The command to use it is:
$GLOBUS_PATH/bin/globus-url-copy file://`pwd`/test_file \\
gsiftp://grid007g.cnaf.infn.it/flatfiles/SE00/cdf/test_file
Monitoring
You can monitor your job as in the usual way: the LcgCaf
Web Monitor is at
http://webserver.infn.it/cdf/lcgcaf/user.html
The Interactive Monitoring by CafMon has been implemented, not so well performing as the old one, but in any case it it is there with these commands:
CafMon list CafMon kill
CafMon dir CafMon tail
CafMon ps CafMon top
By default, the content of the log files job_X.err and job_X.out (X=number of section), which store the stdout and atderr of the running job, are available for displaying by the use of the Interactive Monitor.
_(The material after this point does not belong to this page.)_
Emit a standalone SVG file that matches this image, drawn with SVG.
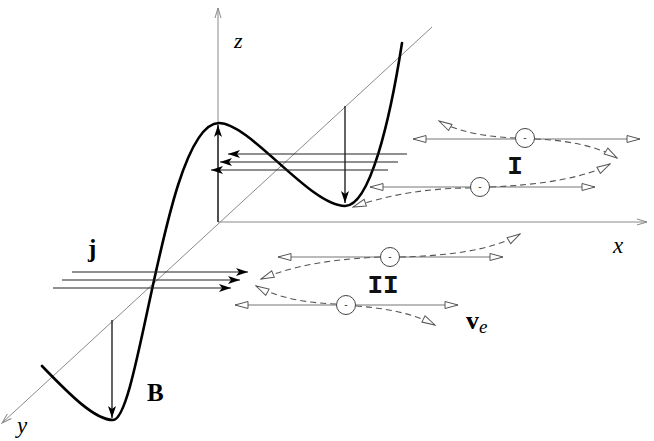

If you want to access other sensible log files (ex. you MC log files), please just create a file called wncollDaemon.conf in the starting directory of your job and put inside this file a list of files that you want to be able to access from the Interactive Monitor (one file per line, as usual '$' is automatically replaced with the number of the running section), as the following example:
myMClogfile_$.log
my_second_MC_logfile_$.log
Remarks
Some grid sites have SL4 nodes. We found some problems when trying to compile your own root macros. Please submit your jobs with root macros already compiled on a SL3 machines and you will not have any problem.